A problem arises when hyperbole becomes cliché. It might be clever to treat a heat wave with references to deceased bad guys of history outside signing autographs, as I did in Dallas in 1980. One day when the temperature reached 105F or so I said something like "Billy the Kid is out signing autographs". (In all likelihood Billy the Kid was illiterate, but that is beside the point). As the temperature got worse and worse I went through a series of evil persons, reaching Benito Mussolini and Hideki Tojo as the outside temperature reached 113F on two separate days. I was saving Stalin for 114F and Hitler for 115F, but the heat wave started to abate some, and the grim contrast between the weather and Hell (it's the Bible Belt) starts to lose its zing.
Yes, that was a brutal heatwave. How bad was it? I wore winter clothing in an effort to protect myself from the heat. It worked surprisingly well, although my dry-cleaning costs skyrocketed.
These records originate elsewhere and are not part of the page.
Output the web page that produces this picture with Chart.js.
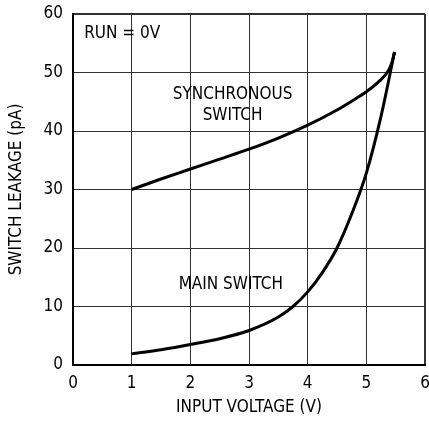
<!DOCTYPE html>
<html>
<head>
<meta charset="utf-8">
<script src="https://cdn.jsdelivr.net/npm/chart.js@4"></script>
<style>
  html, body { margin: 0; padding: 0; background: #fff; overflow: hidden; }
</style>
</head>
<body>
<canvas id="leakChart" width="429" height="421"></canvas>
<script>
// values (x = input voltage V, y = leakage pA)
const syncX = [1, 1.5, 2, 2.5, 3, 3.5, 4, 4.5, 4.75, 5, 5.23, 5.37, 5.44, 5.48];
const syncY = [30, 31.8, 33.5, 35.2, 36.9, 38.8, 41, 43.6, 45.1, 46.7, 48.6, 50.2, 51.8, 53.5];
const mainX = [1, 1.5, 2, 2.5, 3, 3.5, 3.75, 4, 4.25, 4.5, 4.75, 5, 5.25, 5.48];
const mainY = [1.9, 2.6, 3.5, 4.5, 5.9, 8.2, 10, 12.5, 15.8, 20, 25.8, 32.8, 42.5, 53.5];
const xTicks = [0, 1, 2, 3, 4, 5, 6];
const yTicks = [0, 10, 20, 30, 40, 50, 60];

// text labels placed in data units
const notes = [
    { text: 'RUN = 0V', x: 0.19, y: 56.7, align: 'left' },
    { text: 'SYNCHRONOUS', x: 2.72, y: 46.2, align: 'center' },
    { text: 'SWITCH', x: 2.72, y: 42.7, align: 'center' },
    { text: 'MAIN SWITCH', x: 2.69, y: 13.8, align: 'center' }
];

const FONT = "'Liberation Sans Narrow', 'DejaVu Sans Condensed', 'Liberation Sans', sans-serif";
const SIZE = 17;

function toPoints(xs, ys) {
    return xs.map((x, i) => ({ x: x, y: ys[i] }));
}

const notesPlugin = {
    id: 'notes',
    afterDatasetsDraw(chart) {
        const ctx = chart.ctx;
        const xs = chart.scales.x, ys = chart.scales.y;
        ctx.save();
        ctx.fillStyle = '#000';
        ctx.font = SIZE + 'px ' + FONT;
        ctx.textBaseline = 'middle';
        notes.forEach(n => {
            ctx.textAlign = n.align;
            ctx.fillText(n.text, xs.getPixelForValue(n.x), ys.getPixelForValue(n.y));
        });
        ctx.restore();
    }
};

const edgeWidth = (max) => (c) => (c.tick && c.tick.value === max ? 2 : 1);

new Chart(document.getElementById('leakChart'), {
    type: 'scatter',
    data: {
        datasets: [{
            label: 'Synchronous switch',
            data: toPoints(syncX, syncY),
            showLine: true,
            borderColor: '#000',
            borderWidth: 3,
            pointRadius: 0,
            cubicInterpolationMode: 'monotone'
        }, {
            label: 'Main switch',
            data: toPoints(mainX, mainY),
            showLine: true,
            borderColor: '#000',
            borderWidth: 3,
            pointRadius: 0,
            cubicInterpolationMode: 'monotone'
        }]
    },
    options: {
        responsive: false,
        animation: false,
        devicePixelRatio: 1,
        layout: { padding: { top: 14, right: 4, left: 0, bottom: 0 } },
        plugins: {
            legend: { display: false },
            tooltip: { enabled: false }
        },
        scales: {
            x: {
                type: 'linear',
                min: 0,
                max: 6,
                afterBuildTicks: (s) => { s.ticks = xTicks.map(v => ({ value: v })); },
                afterFit: (s) => { s.height = 56; s.paddingLeft = 0; s.paddingRight = 0; },
                grid: { color: '#333', lineWidth: edgeWidth(6), drawTicks: false },
                border: { color: '#000', width: 2 },
                ticks: { color: '#000', padding: 8, font: { family: FONT, size: SIZE } },
                title: {
                    display: true,
                    text: 'INPUT VOLTAGE (V)',
                    color: '#000',
                    font: { family: FONT, size: SIZE },
                    padding: { top: 0, bottom: 3 }
                }
            },
            y: {
                type: 'linear',
                min: 0,
                max: 60,
                afterBuildTicks: (s) => { s.ticks = yTicks.map(v => ({ value: v })); },
                afterFit: (s) => { s.width = 73; s.paddingTop = 0; s.paddingBottom = 0; },
                grid: { color: '#333', lineWidth: edgeWidth(60), drawTicks: false },
                border: { color: '#000', width: 2 },
                ticks: { color: '#000', padding: 10, font: { family: FONT, size: SIZE } },
                title: {
                    display: true,
                    text: 'SWITCH LEAKAGE (pA)',
                    color: '#000',
                    font: { family: FONT, size: SIZE },
                    padding: { top: 6, bottom: 0 }
                }
            }
        }
    },
    plugins: [notesPlugin]
});
</script>
</body>
</html>
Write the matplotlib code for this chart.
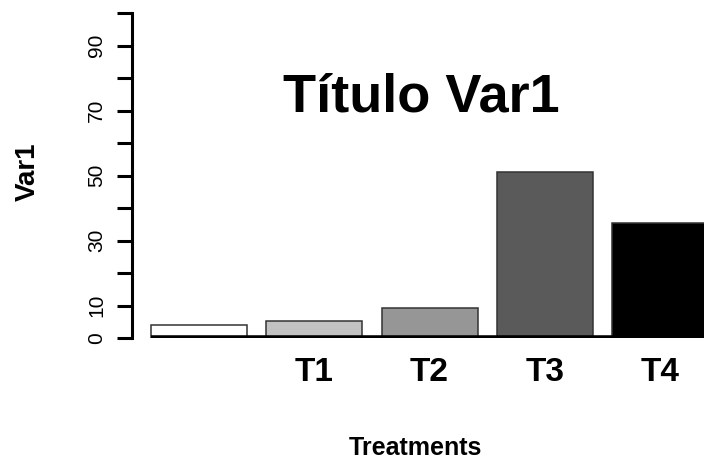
import matplotlib.pyplot as plt
import numpy as np

# bar heights (first bar has no name under it)
values = [4, 5.3, 9.3, 51, 35.5]
colors = ['white', '#c2c2c2', '#969696', '#5a5a5a', 'black']
names = ['T1', 'T2', 'T3', 'T4']
yticks = np.arange(0, 101, 10)
shown = [0, 10, 30, 50, 70, 90]

plt.rcParams['font.family'] = ['Liberation Sans', 'DejaVu Sans']

fig = plt.figure(figsize=(7.04, 4.66), dpi=100)
ax = fig.add_axes([132/704, 128/466, 572/704, 325/466])

x = 0.7 + 1.2*np.arange(len(values))  # R style barplot positions
ax.bar(x, values, width=1.0, color=colors, edgecolor='#333333', linewidth=1.1, zorder=2)
ax.set_xlim(0, 5.96)
ax.set_ylim(0, 100)
ax.hlines(0, x[0]-0.5, ax.get_xlim()[1], color='black', lw=4, zorder=3)

for s in ['top', 'right', 'bottom']:
    ax.spines[s].set_visible(False)
ax.spines['left'].set_linewidth(2.2)

ax.set_yticks(yticks)
ax.set_yticklabels([str(t) if t in shown else '' for t in yticks],
                   rotation=90, va='center', fontsize=15)
ax.tick_params(axis='y', length=10.8, width=2.2, pad=8)

ax.set_xticks(x[1:])
ax.set_xticklabels(names, fontsize=24, fontweight='bold')
ax.tick_params(axis='x', length=0, pad=14)

fig.text(421/704, 1-112/466, 'Título Var1', ha='center', va='baseline',
         fontsize=39, fontweight='bold')
fig.text(415/704, 1-455/466, 'Treatments', ha='center', va='baseline',
         fontsize=18, fontweight='bold')
fig.text(28/704, 1-172/466, 'Var1', rotation=90, ha='center', va='center',
         fontsize=20, fontweight='bold')

fig.savefig('out.png', dpi=100)
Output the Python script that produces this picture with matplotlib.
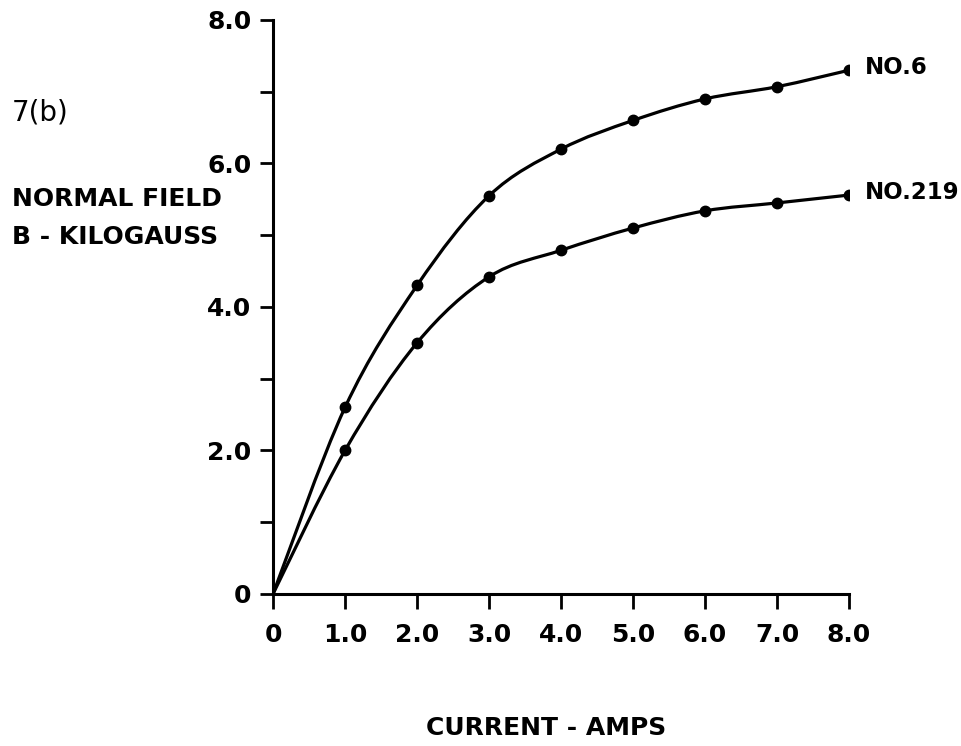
import matplotlib.pyplot as plt
from matplotlib.path import Path
from matplotlib.patches import PathPatch

# current in amps, field in kilogauss (curves start at the origin)
current = [0, 1.0, 2.0, 3.0, 4.0, 5.0, 6.0, 7.0, 8.0]
field_no6 = [0, 2.6, 4.3, 5.55, 6.2, 6.6, 6.9, 7.07, 7.3]
field_no219 = [0, 2.0, 3.5, 4.42, 4.79, 5.1, 5.34, 5.45, 5.56]

xticks = [0, 1, 2, 3, 4, 5, 6, 7, 8]
xticklabels = ["0", "1.0", "2.0", "3.0", "4.0", "5.0", "6.0", "7.0", "8.0"]
yticks = [0, 1, 2, 3, 4, 5, 6, 7, 8]
yticklabels = ["0", "", "2.0", "", "4.0", "", "6.0", "", "8.0"]


def smooth_path(x, y):
    # catmull-rom through the points, written as cubic bezier segments
    verts = [(x[0], y[0])]
    codes = [Path.MOVETO]
    n = len(x)
    for i in range(n - 1):
        x0, y0 = (x[i - 1], y[i - 1]) if i > 0 else (x[i], y[i])
        x3, y3 = (x[i + 2], y[i + 2]) if i + 2 < n else (x[i + 1], y[i + 1])
        c1 = (x[i] + (x[i + 1] - x0) / 6, y[i] + (y[i + 1] - y0) / 6)
        c2 = (x[i + 1] - (x3 - x[i]) / 6, y[i + 1] - (y3 - y[i]) / 6)
        verts += [c1, c2, (x[i + 1], y[i + 1])]
        codes += [Path.CURVE4] * 3
    return Path(verts, codes)


lab = dict(fontsize=18, fontweight="bold")

fig = plt.figure(figsize=(9.61, 7.46), dpi=100)
ax = fig.add_axes([0.2841, 0.2038, 0.5994, 0.7694])

for ys, name in [(field_no6, "NO.6"), (field_no219, "NO.219")]:
    ax.add_patch(PathPatch(smooth_path(current, ys), fill=False, lw=2.3,
                           edgecolor="black", capstyle="round"))
    ax.plot(current[1:], ys[1:], "o", color="black", ms=7.5)
    ax.annotate(name, (current[-1], ys[-1]), xytext=(11.5, 2),
                textcoords="offset points", va="center", ha="left",
                fontsize=16.5, fontweight="bold")

ax.set_xlim(0, 8)
ax.set_ylim(0, 8)
ax.set_xticks(xticks)
ax.set_xticklabels(xticklabels, fontweight="bold")
ax.set_yticks(yticks)
ax.set_yticklabels(yticklabels, fontweight="bold")
ax.tick_params(direction="out", width=2, labelsize=18)
ax.tick_params(axis="y", length=9.5, pad=6)
ax.tick_params(axis="x", length=11, pad=10)
for s in ["top", "right"]:
    ax.spines[s].set_visible(False)
for s in ["left", "bottom"]:
    ax.spines[s].set_linewidth(2.2)

fig.text(12 / 961, 1 - 113 / 746, "7(b)", va="center", ha="left", fontsize=20)
fig.text(12 / 961, 1 - 199 / 746, "NORMAL FIELD", va="center", ha="left", **lab)
fig.text(12 / 961, 1 - 237 / 746, "B - KILOGAUSS", va="center", ha="left", **lab)
fig.text(546 / 961, 1 - 728 / 746, "CURRENT - AMPS", va="center", ha="center", **lab)

fig.savefig("out.png", dpi=100)
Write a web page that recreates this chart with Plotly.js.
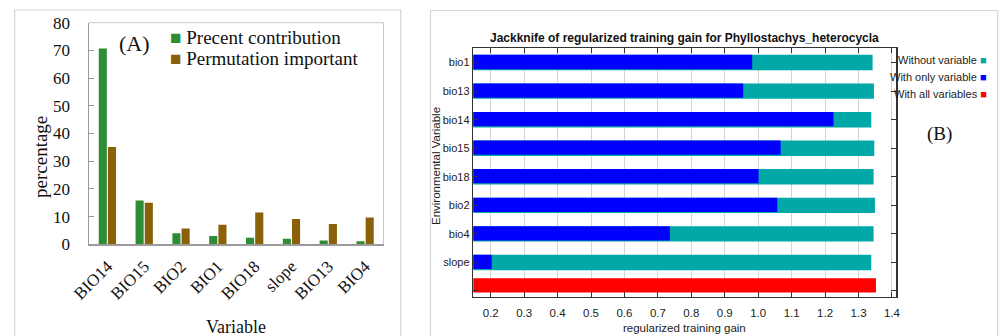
<!DOCTYPE html>
<html>
<head>
<meta charset="utf-8">
<script src="https://cdn.plot.ly/plotly-3.0.1.min.js"></script>
<style>html,body{margin:0;padding:0;background:#fff;}#chart{width:999px;height:336px;}</style>
</head>
<body>
<div id="chart"></div>
<script>
// Panel A data
const varsA = ['BIO14', 'BIO15', 'BIO2', 'BIO1', 'BIO18', 'slope', 'BIO13', 'BIO4'];
const contribution = [70.7, 15.8, 4.0, 3.0, 2.4, 2.0, 1.4, 1.1];
const permutation = [35.1, 15.0, 5.7, 7.1, 11.5, 9.1, 7.3, 9.7];
const ticksA = [0, 10, 20, 30, 40, 50, 60, 70, 80];

// Panel B data
const varsB = ['bio1', 'bio13', 'bio14', 'bio15', 'bio18', 'bio2', 'bio4', 'slope'];
const withoutVar = [1.342, 1.346, 1.338, 1.347, 1.345, 1.349, 1.345, 1.338];
const withOnly = [0.982, 0.955, 1.225, 1.067, 1.001, 1.057, 0.736, 0.203];
const allLabel = [' '];
const withAll = [1.352];
const ticksB = [0.2, 0.3, 0.4, 0.5, 0.6, 0.7, 0.8, 0.9, 1.0, 1.1, 1.2, 1.3, 1.4];

const W = 999, H = 336;
const px = x => x / W;
const py = y => 1 - y / H;

const GREEN = '#2E8B36', BROWN = '#8A6108';
const TEAL = '#00A8A8', BLUE = '#0000FF', RED = '#FF0000';
const SERIF = 'Liberation Serif, Times New Roman, serif';
const NARROW = 'Liberation Sans Narrow, Arial Narrow, Liberation Sans, Arial, sans-serif';
const SANS = 'Liberation Sans, Arial, sans-serif';

const traces = [
  {type: 'bar', x: varsA, y: contribution, name: 'Precent contribution', xaxis: 'x', yaxis: 'y',
   marker: {color: GREEN}, showlegend: false},
  {type: 'bar', x: varsA, y: permutation, name: 'Permutation important', xaxis: 'x', yaxis: 'y',
   marker: {color: BROWN}, showlegend: false},
  {type: 'bar', orientation: 'h', y: varsB, x: withoutVar, name: 'Without variable', xaxis: 'x2', yaxis: 'y2',
   marker: {color: TEAL, line: {width: 0}}, width: 0.54, offset: -0.27, showlegend: false},
  {type: 'bar', orientation: 'h', y: varsB, x: withOnly, name: 'With only variable', xaxis: 'x2', yaxis: 'y2',
   marker: {color: BLUE, line: {width: 0}}, width: 0.5, offset: -0.27, showlegend: false},
  {type: 'bar', orientation: 'h', y: allLabel, x: withAll, name: 'With all variables', xaxis: 'x2', yaxis: 'y2',
   marker: {color: RED, line: {width: 0}}, width: 0.5, offset: -0.45, showlegend: false}
];

const layout = {
  width: W, height: H,
  margin: {l: 0, r: 0, t: 0, b: 0},
  paper_bgcolor: '#ffffff', plot_bgcolor: '#ffffff',
  showlegend: false,
  barmode: 'group', bargap: 0.5, bargroupgap: 0.12,
  xaxis: {
    domain: [px(89), px(383.5)], anchor: 'y',
    type: 'category', categoryorder: 'array', categoryarray: varsA,
    tickangle: -45, ticks: '', showgrid: false, zeroline: false,
    showline: true, linecolor: '#9a9a9a', linewidth: 1.5, mirror: false,
    tickfont: {family: SERIF, size: 17, color: '#111'}, ticklabelstandoff: 4
  },
  yaxis: {
    domain: [py(244.3), py(22.7)], anchor: 'x',
    range: [0, 80], tickvals: ticksA, ticks: 'inside', ticklen: 5, tickcolor: '#9a9a9a',
    showgrid: false, zeroline: false, showline: true, linecolor: '#9a9a9a', linewidth: 1.5,
    tickfont: {family: SERIF, size: 17, color: '#111'}, ticklabelstandoff: 14
  },
  xaxis2: {
    domain: [px(473.3), px(896)], anchor: 'y2',
    range: [0.148, 1.412], tickvals: ticksB, tickformat: '.1f',
    ticks: 'inside', ticklen: 5, tickcolor: '#333', mirror: 'ticks',
    showline: true, linecolor: '#333', linewidth: 1.5,
    showgrid: true, gridcolor: '#d4d4d4', gridwidth: 1, zeroline: false,
    tickfont: {family: NARROW, size: 11.5, color: '#222'}, ticklabelstandoff: 5
  },
  yaxis2: {
    domain: [py(296.7), py(48.3)], anchor: 'x2',
    type: 'category', categoryorder: 'array', categoryarray: varsB.concat(allLabel),
    range: [8.2, -0.5],
    ticks: 'inside', ticklen: 5, tickcolor: '#333', mirror: 'ticks',
    showline: true, linecolor: '#333', linewidth: 1.5,
    showgrid: false, zeroline: false,
    tickfont: {family: NARROW, size: 11, color: '#222'}, ticklabelstandoff: 0
  },
  shapes: [
    {type: 'rect', xref: 'paper', yref: 'paper', x0: px(14.7), x1: px(400.7), y0: py(345), y1: py(10),
     line: {color: '#d6d6d6', width: 1.2}, layer: 'below'},
    {type: 'rect', xref: 'paper', yref: 'paper', x0: px(430.5), x1: px(997.7), y0: py(345), y1: py(10.5),
     line: {color: '#d6d6d6', width: 1.2}, layer: 'below'},
    {type: 'line', xref: 'paper', yref: 'paper', x0: px(89), x1: px(383.5), y0: py(22.7), y1: py(22.7),
     line: {color: '#c8c8c8', width: 1}},
    {type: 'line', xref: 'paper', yref: 'paper', x0: px(383.5), x1: px(383.5), y0: py(22.7), y1: py(244.3),
     line: {color: '#c8c8c8', width: 1}}
  ],
  annotations: [
    {xref: 'paper', yref: 'paper', x: px(134), y: py(43), text: '(A)', showarrow: false,
     xanchor: 'center', yanchor: 'middle', font: {family: SERIF, size: 22, color: '#111'}},
    {xref: 'paper', yref: 'paper', x: px(168), y: py(37), text: '<span style="color:' + GREEN + '">■</span> Precent contribution',
     showarrow: false, xanchor: 'left', yanchor: 'middle', font: {family: SERIF, size: 19, color: '#111'}},
    {xref: 'paper', yref: 'paper', x: px(168), y: py(58), text: '<span style="color:' + BROWN + '">■</span> Permutation important',
     showarrow: false, xanchor: 'left', yanchor: 'middle', font: {family: SERIF, size: 19, color: '#111'}},
    {xref: 'paper', yref: 'paper', x: px(236), y: py(327), text: 'Variable', showarrow: false,
     xanchor: 'center', yanchor: 'middle', font: {family: SERIF, size: 18, color: '#111'}},
    {xref: 'paper', yref: 'paper', x: px(40), y: py(157), text: 'percentage', showarrow: false, textangle: -90,
     xanchor: 'center', yanchor: 'middle', font: {family: SERIF, size: 19, color: '#111'}},
    {xref: 'paper', yref: 'paper', x: px(684), y: py(38), text: '<b>Jackknife of regularized training gain for Phyllostachys_heterocycla</b>',
     showarrow: false, xanchor: 'center', yanchor: 'middle', font: {family: NARROW, size: 12, color: '#111'}},
    {xref: 'paper', yref: 'paper', x: px(684), y: py(328), text: 'regularized training gain', showarrow: false,
     xanchor: 'center', yanchor: 'middle', font: {family: NARROW, size: 11.5, color: '#222'}},
    {xref: 'paper', yref: 'paper', x: px(436), y: py(166), text: 'Environmental Variable', showarrow: false, textangle: -90,
     xanchor: 'center', yanchor: 'middle', font: {family: SANS, size: 11.5, color: '#222'}},
    {xref: 'paper', yref: 'paper', x: px(989), y: py(60), text: 'Without variable <span style="color:' + TEAL + '">■</span>',
     showarrow: false, xanchor: 'right', yanchor: 'middle', font: {family: NARROW, size: 11, color: '#222'}},
    {xref: 'paper', yref: 'paper', x: px(989), y: py(77), text: 'With only variable <span style="color:' + BLUE + '">■</span>',
     showarrow: false, xanchor: 'right', yanchor: 'middle', font: {family: NARROW, size: 11, color: '#222'}},
    {xref: 'paper', yref: 'paper', x: px(989), y: py(94), text: 'With all variables <span style="color:' + RED + '">■</span>',
     showarrow: false, xanchor: 'right', yanchor: 'middle', font: {family: NARROW, size: 11, color: '#222'}},
    {xref: 'paper', yref: 'paper', x: px(939), y: py(134), text: '(B)', showarrow: false,
     xanchor: 'center', yanchor: 'middle', font: {family: SERIF, size: 19, color: '#111'}}
  ]
};

Plotly.newPlot('chart', traces, layout, {displayModeBar: false, staticPlot: true});
</script>
</body>
</html>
Paranoid delusions are neither cute nor clever. They are cliché at its worst. "They are spying on me through my TV set" -- maybe the cable TV company is watching what channels receive, and if you are watching HBO without paying the additional charge to see it because you have jimmied the cable box, maybe the cable company can take some retribution. It should be obvious that there is no cable channel that you would watch only if you are a criminal. Wiretapping? It works only because crooks get chatty (bragging about what they got with the loot, trying to talk in code that law enforcement can figure out, or simply forgetting that they are being monitored on the phone as they must be told)... law enforcement needs the warrant.
But, yes, under this Administration I can imagine some effort to determine whether one is preparing some 'unpatriotic' food like hummus or cous-cous in the microwave or the conventional oven. Paranoia often signals personal nastiness.